Lack of coherent storytelling was a common theme in the sequel trilogy, one that ended up affecting all characters equally. Considering that Rey was, presumably, the main character in the trilogy, though, it’s even more egregious how inconsistent and, frankly, nonsensical her journey is. Presumably, of course, because these same inconsistencies led to a sense that the main character was actually Kylo Ren, and not Rey.
This ended up being a larger problem in the grand scheme of the story they were trying to tell – if this was about Kylo’s journey, why was his redemption so rushed and simplistic – but it hurt Rey too, by tying her destiny to Kylo’s in a way that felt reductive instead of celebratory. If the sequel trilogy wanted their connection to be romantic, they should have fully committed, and if they wanted it to be adversarial, they should have fully committed to that too. By choosing both and neither, they failed to give the relationship the nuance it might have had, and the grey areas made both characters journeys feel shallow. This, in turn, resulted in an unsatisfactory ending for both characters that was directly tied to the fact that the sequel trilogy never had a clear path for the story they were trying to tell, and by trying to please everyone, they pleased no one.

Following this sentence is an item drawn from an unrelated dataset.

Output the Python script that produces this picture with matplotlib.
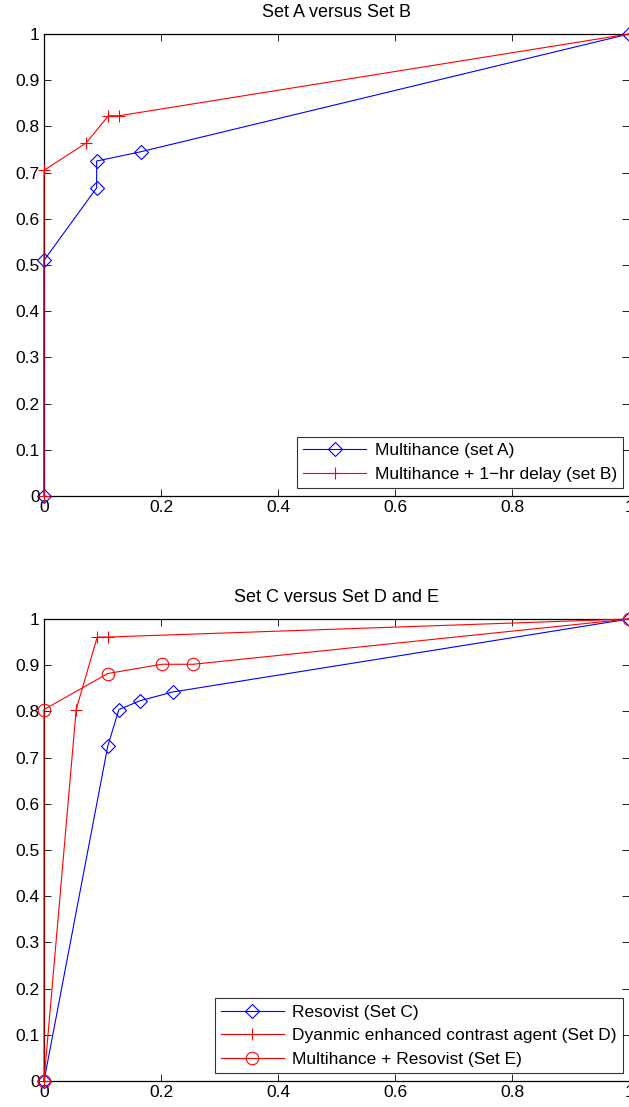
import matplotlib
matplotlib.use("Agg")
import matplotlib.pyplot as plt

plt.rcParams['font.family'] = ['Liberation Sans', 'DejaVu Sans']

# Data
setA_x = [0, 0, 0.09, 0.09, 0.165, 1]
setA_y = [0, 0.51, 0.667, 0.725, 0.745, 1]
setB_x = [0, 0, 0.072, 0.11, 0.128, 1]
setB_y = [0, 0.705, 0.764, 0.823, 0.823, 1]

setC_x = [0, 0.109, 0.128, 0.164, 0.22, 1]
setC_y = [0, 0.725, 0.804, 0.823, 0.842, 1]
setD_x = [0, 0.055, 0.091, 0.11, 1]
setD_y = [0, 0.804, 0.961, 0.961, 1]
setE_x = [0, 0, 0.109, 0.201, 0.255, 1]
setE_y = [0, 0.804, 0.882, 0.902, 0.902, 1]

xticks = [0, 0.2, 0.4, 0.6, 0.8, 1]
xtick_labels = ['0', '0.2', '0.4', '0.6', '0.8', '1']
yticks = [0, 0.1, 0.2, 0.3, 0.4, 0.5, 0.6, 0.7, 0.8, 0.9, 1]
ytick_labels = ['0', '0.1', '0.2', '0.3', '0.4', '0.5', '0.6', '0.7', '0.8', '0.9', '1']

W, H = 629, 1107
fig = plt.figure(figsize=(W / 100, H / 100), dpi=100)

def make_ax(top_px, bottom_px):
    left = 44 / W
    right = 629 / W
    ax = fig.add_axes([left, 1 - bottom_px / H, right - left, (bottom_px - top_px) / H])
    ax.set_xlim(0, 1)
    ax.set_ylim(0, 1)
    ax.set_xticks(xticks)
    ax.set_xticklabels(xtick_labels)
    ax.set_yticks(yticks)
    ax.set_yticklabels(ytick_labels)
    ax.tick_params(direction='in', top=True, right=True, length=5, width=0.6,
                   labelsize=12.5, pad=3, colors='black')
    for s in ['left', 'top', 'bottom']:
        ax.spines[s].set_linewidth(0.9)
    ax.spines['right'].set_visible(False)
    return ax

def style_legend(ax):
    leg = ax.legend(loc='lower right', bbox_to_anchor=(0.9897, 0.0173), fontsize=12.5,
                    frameon=True, fancybox=False, edgecolor='black', borderpad=0.36,
                    labelspacing=0.48, handlelength=3.6, handletextpad=0.5,
                    borderaxespad=0)
    leg.get_frame().set_linewidth(0.8)
    return leg

lw = 0.8
ax1 = make_ax(34, 496)
ax1.plot(setA_x, setA_y, color='blue', lw=lw, marker='D', ms=7, mfc='none',
         mec='blue', mew=0.8, label='Multihance (set A)', clip_on=False, zorder=3)
ax1.plot(setB_x, setB_y, color='red', lw=lw, marker='+', ms=9, mec='red',
         mew=0.8, label='Multihance + 1\u2212hr delay (set B)', clip_on=False, zorder=3)
ax1.set_title('Set A versus Set B', fontsize=13, pad=12)
style_legend(ax1)

ax2 = make_ax(619, 1081)
ax2.plot(setC_x, setC_y, color='blue', lw=lw, marker='D', ms=7, mfc='none',
         mec='blue', mew=0.8, label='Resovist (Set C)', clip_on=False, zorder=3)
ax2.plot(setD_x, setD_y, color='red', lw=lw, marker='+', ms=9, mec='red',
         mew=0.8, label='Dyanmic enhanced contrast agent (Set D)', clip_on=False, zorder=3)
ax2.plot(setE_x, setE_y, color='red', lw=lw, marker='o', ms=9, mfc='none',
         mec='red', mew=0.8, label='Multihance + Resovist (Set E)', clip_on=False, zorder=3)
ax2.set_title('Set C versus Set D and E', fontsize=13, pad=12)
style_legend(ax2)

fig.savefig('out.png', dpi=100)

The moment at the end, with Rey, this time on Tatooine instead of Jakku, alone, but this time by choice, claiming the Skywalker name, a name the entire galaxy knows and that belongs to some of the people she felt closest to, Luke and Leia, should have felt emotional. It should have felt like a celebratory moment for a character who was told she was nothing, and then was given a name that she didn’t want to accept but had finally chosen who she was going to be.
Instead, it was a cop-out, a way to tie the most famous name in the Star Wars universe to a character who had a passing relationship with Leia and a complicated one with Luke, to say the least. She might have chosen the Skywalker name because of what she wanted to represent, hope for the galaxy at large, as the last Jedi, but it’s hard to argue this very generous interpretation actually comes through on screen.
The Star Wars sequels clearly had big hopes for Rey, their first female-lead. And though they delivered in some respects, and Rey is the kind of character a lot of little girls will look up to for years to come, they could have done so much more to make her journey emotionally resonant. And that might just be the biggest sin in the entire sequel trilogy.